■ Data extract
####

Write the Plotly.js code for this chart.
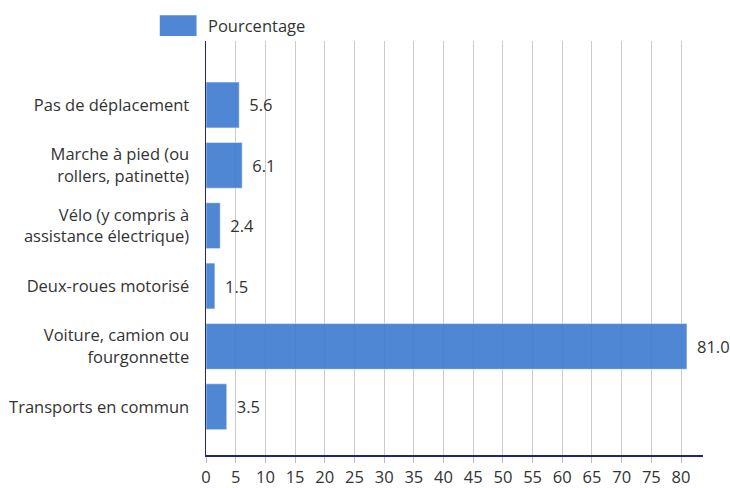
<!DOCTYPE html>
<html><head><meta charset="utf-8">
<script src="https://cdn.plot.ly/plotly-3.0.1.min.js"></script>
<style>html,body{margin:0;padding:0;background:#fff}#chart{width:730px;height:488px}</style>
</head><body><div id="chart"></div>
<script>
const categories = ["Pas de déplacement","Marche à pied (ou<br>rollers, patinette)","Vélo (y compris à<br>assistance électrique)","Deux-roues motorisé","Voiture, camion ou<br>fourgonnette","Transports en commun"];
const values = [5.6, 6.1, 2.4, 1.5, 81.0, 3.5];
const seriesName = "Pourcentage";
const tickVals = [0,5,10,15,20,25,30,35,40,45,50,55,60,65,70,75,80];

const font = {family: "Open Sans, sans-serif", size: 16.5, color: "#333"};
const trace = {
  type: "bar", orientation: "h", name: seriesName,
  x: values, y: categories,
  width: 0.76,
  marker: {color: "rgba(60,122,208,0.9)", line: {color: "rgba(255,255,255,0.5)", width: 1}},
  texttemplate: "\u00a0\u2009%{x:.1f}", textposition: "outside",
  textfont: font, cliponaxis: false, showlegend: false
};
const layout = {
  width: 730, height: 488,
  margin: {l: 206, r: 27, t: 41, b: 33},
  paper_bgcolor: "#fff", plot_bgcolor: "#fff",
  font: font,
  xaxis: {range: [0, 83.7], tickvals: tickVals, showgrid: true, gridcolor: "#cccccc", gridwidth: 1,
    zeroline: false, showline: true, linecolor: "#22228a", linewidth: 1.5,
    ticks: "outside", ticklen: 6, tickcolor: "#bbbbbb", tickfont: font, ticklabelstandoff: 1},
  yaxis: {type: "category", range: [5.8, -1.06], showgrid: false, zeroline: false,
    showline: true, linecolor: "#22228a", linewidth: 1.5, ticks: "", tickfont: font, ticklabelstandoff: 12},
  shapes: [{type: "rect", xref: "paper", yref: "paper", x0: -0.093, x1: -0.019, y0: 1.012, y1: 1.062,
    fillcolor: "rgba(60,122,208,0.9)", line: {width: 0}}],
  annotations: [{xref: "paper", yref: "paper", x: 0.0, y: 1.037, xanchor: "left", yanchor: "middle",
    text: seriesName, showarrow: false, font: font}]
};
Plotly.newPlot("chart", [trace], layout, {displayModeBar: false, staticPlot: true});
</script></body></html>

####

■ What you have to do
Return, unchanged, the lines from the first line of the material through the line that holds "tickVals = [0,5,10,15,20,25,30,35,40,45,50,55,60,65,70,75,80];", inclusive, omitting pictures.

■ Solved exercise
Write the Plotly.js code for this chart.
<!DOCTYPE html>
<html><head><meta charset="utf-8">
<script src="https://cdn.plot.ly/plotly-3.0.1.min.js"></script>
<style>html,body{margin:0;padding:0;background:#fff}#chart{width:730px;height:488px}</style>
</head><body><div id="chart"></div>
<script>
const categories = ["Pas de déplacement","Marche à pied (ou<br>rollers, patinette)","Vélo (y compris à<br>assistance électrique)","Deux-roues motorisé","Voiture, camion ou<br>fourgonnette","Transports en commun"];
const values = [5.6, 6.1, 2.4, 1.5, 81.0, 3.5];
const seriesName = "Pourcentage";
const tickVals = [0,5,10,15,20,25,30,35,40,45,50,55,60,65,70,75,80];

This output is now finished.